Archive for November 14th, 2007

On my way into the big city every morning, I drive through some of the most beautiful rural countryside in Fayette County, and as time progresses, I watch more and more of it disappear. 

No, land doesn’t actually disappear.  In fact, as Gerald O’Hara states in that epic of romantic Southern fiction, Gone With the Wind, “Why, land is the only thing in the world worth workin’ for, worth fightin’ for, worth dyin’ for, because it’s the only thing that lasts. ” 

Well, okay, I don’t quite hold with that sentiment, because I happen to think that people are the only the only thing worth all that, but there’s no denying that this Southern girl has a deep bond to the rich red soil of Georgia.  Maybe it’s because I spent so much time away from it, growing up in the military, and yet my soul has a spiritual umbilical running back to my mother’s agricultural heritage.  Either way, it moves me.

But the rural characteristics of the land around me, the land-ness of it, is rapidly disappearing beneath the manicured landscaping and cookie-cutter predictability of over-priced subdivisions as Metro Atlanta creeps ever farther outward, towards the rural heart of Georgia.  When I soak in the autumn morning sun on vast fields of hay grown to sustain cattle over the wintering, when I gaze on relics of country homes still surrounded by towering oaks and pecan trees, I cannot help but wonder how long they can maintain their stoic eloquence in the dauntless advance of suburban development.

Sandy Creek Road is one of those places, and last week I observed with pain that a large swath of pastureland had suddenly been cleared and tilled over.
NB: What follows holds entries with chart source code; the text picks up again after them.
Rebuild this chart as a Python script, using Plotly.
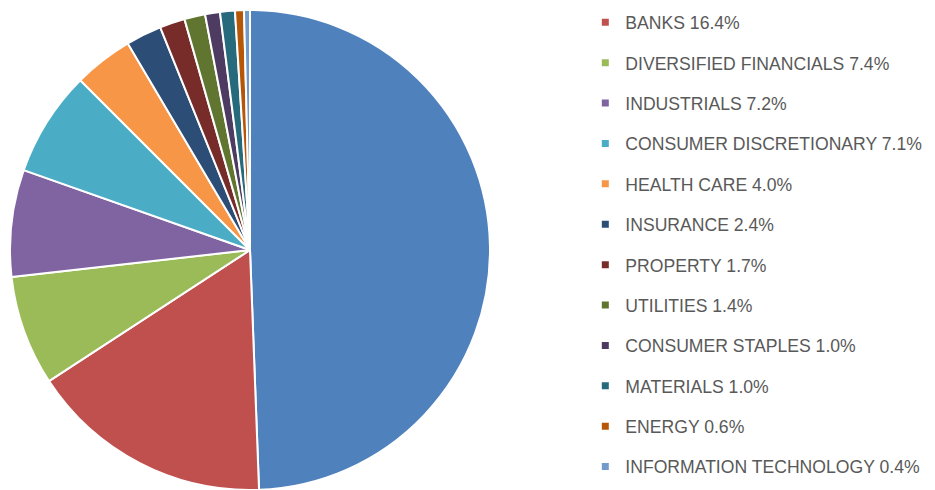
import plotly.graph_objects as go

categories = ["OTHER", "BANKS", "DIVERSIFIED FINANCIALS", "INDUSTRIALS", "CONSUMER DISCRETIONARY",
              "HEALTH CARE", "INSURANCE", "PROPERTY", "UTILITIES", "CONSUMER STAPLES",
              "MATERIALS", "ENERGY", "INFORMATION TECHNOLOGY"]
values = [49.4, 16.4, 7.4, 7.2, 7.1, 4.0, 2.4, 1.7, 1.4, 1.0, 1.0, 0.6, 0.4]
colors = ["#4F81BD", "#C0504D", "#9BBB59", "#8064A2", "#4BACC6", "#F79646", "#2C4D75",
          "#772C2A", "#5F7530", "#4D3B62", "#276A7C", "#B65708", "#729ACA"]
legend_show = [False] + [True] * 12

fig = go.Figure()
fig.add_trace(go.Pie(
    labels=categories, values=values, sort=False, direction="clockwise", rotation=0,
    marker=dict(colors=colors, line=dict(color="white", width=2)),
    textinfo="none", hoverinfo="label+percent", showlegend=False,
    domain=dict(x=[10/935, 490/935], y=[0, 480/490]),
))

for i, (cat, val, col, show) in enumerate(zip(categories, values, colors, legend_show)):
    if not show:
        continue
    fig.add_trace(go.Scatter(
        x=[None], y=[None], mode="markers", name=f"{cat} {val:.1f}%",
        marker=dict(symbol="square", size=7, color=col),
        legendgroup=f"g{i}", showlegend=True,
    ))

fig.update_layout(
    width=935, height=490,
    margin=dict(l=0, r=0, t=0, b=0),
    paper_bgcolor="white", plot_bgcolor="white",
    xaxis=dict(visible=False), yaxis=dict(visible=False),
    legend=dict(x=0.626, y=0.991, xanchor="left", yanchor="top",
                font=dict(family="Liberation Sans", size=17.6, color="#595959"),
                tracegroupgap=14.5, itemwidth=30, bgcolor="rgba(0,0,0,0)",
                maxheight=600),
    showlegend=True,
)

fig.write_html("out.html")
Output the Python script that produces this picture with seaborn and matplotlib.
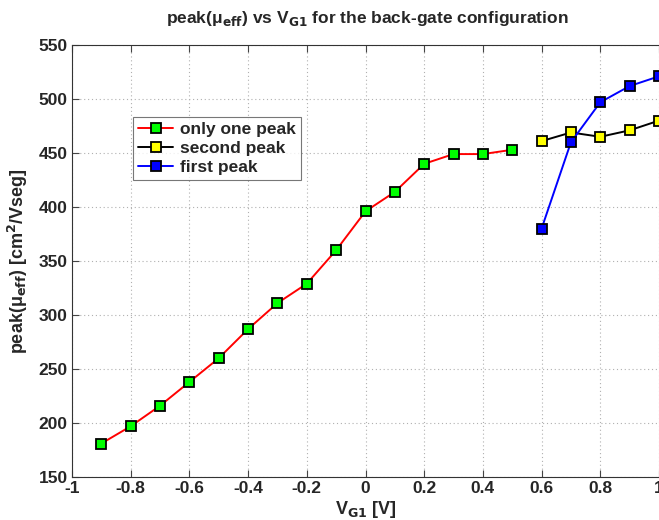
import matplotlib
matplotlib.use("Agg")
import matplotlib.pyplot as plt
import seaborn as sns
import pandas as pd

# Peak effective mobility vs back-gate voltage
vg_single = [-0.9, -0.8, -0.7, -0.6, -0.5, -0.4, -0.3, -0.2, -0.1, 0.0, 0.1, 0.2, 0.3, 0.4, 0.5]
mu_single = [181, 197, 216, 238, 260, 287, 311, 329, 360, 396, 414, 440, 449, 449, 453]

vg_split = [0.6, 0.7, 0.8, 0.9, 1.0]
mu_second = [461, 469, 465, 471, 480]
mu_first = [380, 460, 497, 512, 521]

x_ticks = [-1, -0.8, -0.6, -0.4, -0.2, 0, 0.2, 0.4, 0.6, 0.8, 1]
y_ticks = [150, 200, 250, 300, 350, 400, 450, 500, 550]

sns.set_theme(style="white")
plt.rcParams["font.family"] = ["Liberation Sans Narrow", "Liberation Sans", "DejaVu Sans"]
plt.rcParams["font.weight"] = "bold"
plt.rcParams["mathtext.fontset"] = "custom"
plt.rcParams["mathtext.rm"] = "Liberation Sans Narrow:bold"
plt.rcParams["mathtext.bf"] = "Liberation Sans Narrow:bold"
plt.rcParams["mathtext.default"] = "rm"

df_single = pd.DataFrame({"vg": vg_single, "mu": mu_single})
df_second = pd.DataFrame({"vg": vg_split, "mu": mu_second})
df_first = pd.DataFrame({"vg": vg_split, "mu": mu_first})

fig = plt.figure(figsize=(6.59, 5.2), dpi=100)
ax = fig.add_axes([72 / 659, 1 - 477 / 520, (659 - 72) / 659, (477 - 45) / 520])

common = dict(marker="s", markersize=7, markeredgecolor="black",
              markeredgewidth=1.3, linewidth=1.4, ax=ax, sort=False)
sns.lineplot(data=df_single, x="vg", y="mu", color="red", markerfacecolor="#00ff00",
             label="only one peak", **common)
sns.lineplot(data=df_second, x="vg", y="mu", color="black", markerfacecolor="yellow",
             label="second peak", **common)
sns.lineplot(data=df_first, x="vg", y="mu", color="blue", markerfacecolor="blue",
             label="first peak", **common)

ax.set_xlim(-1, 1)
ax.set_ylim(150, 550)
ax.set_xticks(x_ticks)
ax.set_xticklabels(["-1", "-0.8", "-0.6", "-0.4", "-0.2", "0", "0.2", "0.4", "0.6", "0.8", "1"])
ax.set_yticks(y_ticks)
ax.grid(True, color="#b0b0b0", linestyle=(0, (1, 2.5)), linewidth=0.8)
ax.tick_params(axis="both", direction="in", length=5, width=0.8, color="#444444",
               labelsize=12.5, pad=3, top=True, bottom=True, left=True, right=False)
for lbl in ax.get_xticklabels() + ax.get_yticklabels():
    lbl.set_fontweight("bold")
for side in ["left", "bottom", "top"]:
    ax.spines[side].set_color("#333333")
    ax.spines[side].set_linewidth(0.8)
ax.spines["right"].set_visible(False)

ax.set_xlabel(r"V$_{\mathbf{G1}}$ [V]", fontsize=13, fontweight="bold", labelpad=2)
ax.set_ylabel(r"peak(μ$_{\mathbf{eff}}$) [cm$^{\mathbf{2}}$/Vseg]", fontsize=13,
              fontweight="bold", labelpad=6)
fig.text(367 / 659, 1 - 18 / 520,
         r"peak(μ$_{\mathbf{eff}}$) vs V$_{\mathbf{G1}}$ for the back-gate configuration",
         ha="center", va="center", fontsize=12.5, fontweight="bold")

leg = ax.legend(loc="upper left", bbox_to_anchor=(133 / 659, 1 - 117 / 520),
                bbox_transform=fig.transFigure, fontsize=12.5, frameon=True,
                fancybox=False, edgecolor="#555555", handlelength=2.0,
                handletextpad=0.4, borderpad=0.3, labelspacing=0.2,
                borderaxespad=0)
leg.get_frame().set_linewidth(0.8)
for t in leg.get_texts():
    t.set_fontweight("bold")

fig.savefig("out.png", dpi=100)
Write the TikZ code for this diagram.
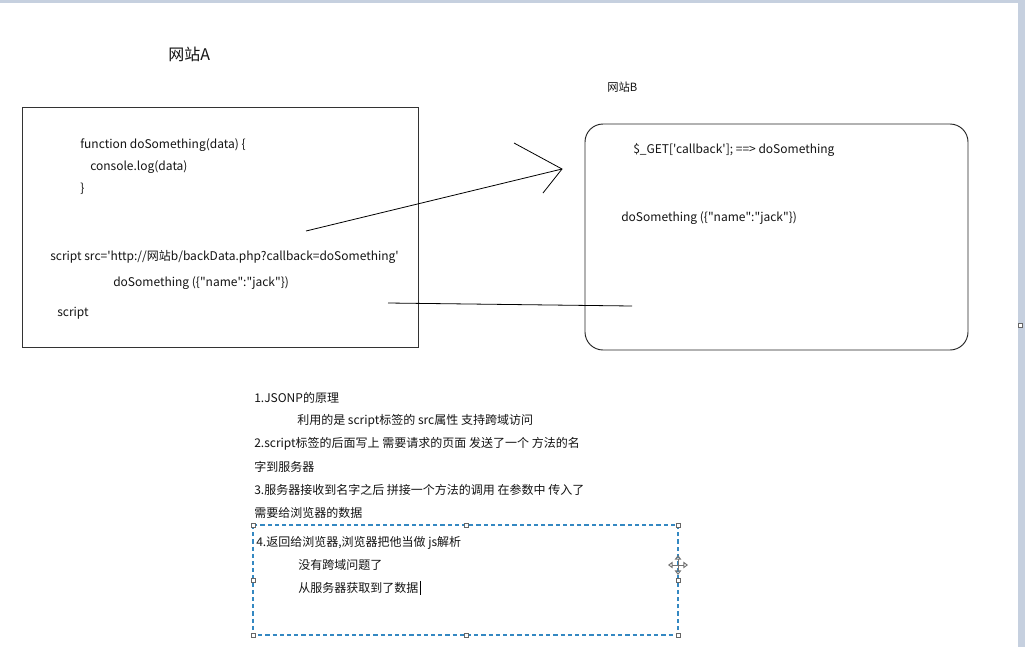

It was only a matter of time, I supposed, before this too would be covered in the “McMansions” of the New South.  But today, as I was driving along, a sight so comforting and reassuring stopped me, and made me turn around, go back, and take a second look. 

IH TractorThere it was, in all its dusty splendor, the International Harvester Farmall 1066, manufactured prior to 1976.  Now, there’s no logical reason why old farm equipment should be comforting; afterall, it’s machinery, a tool for working, not for giving comfort to the soul.  But I, having expected on any day to see a herd of heavy industrial earth-moving machines preparing the landscape for half-million dollar homes, found much comfort in that one old tractor resting in that tilled field.  It was not the equipment of a large construction crew.  It was the tool of one lone man, the only evidence of him being the barncoat draped carelessless over the tractor seat.

And in that brief moment, I drank in the morning air, felt the softened ground beneath my boots, and savored the thought that maybe, just maybe, he was preparing the field for winter grazing crops, or for an early spring planting, and not for suburban architecture.  I could be wrong, of course, and I probably am, but the sun on my face, the autumn breeze in my hair, and that tractor in my camera frame stopped the progress of development for just that one moment.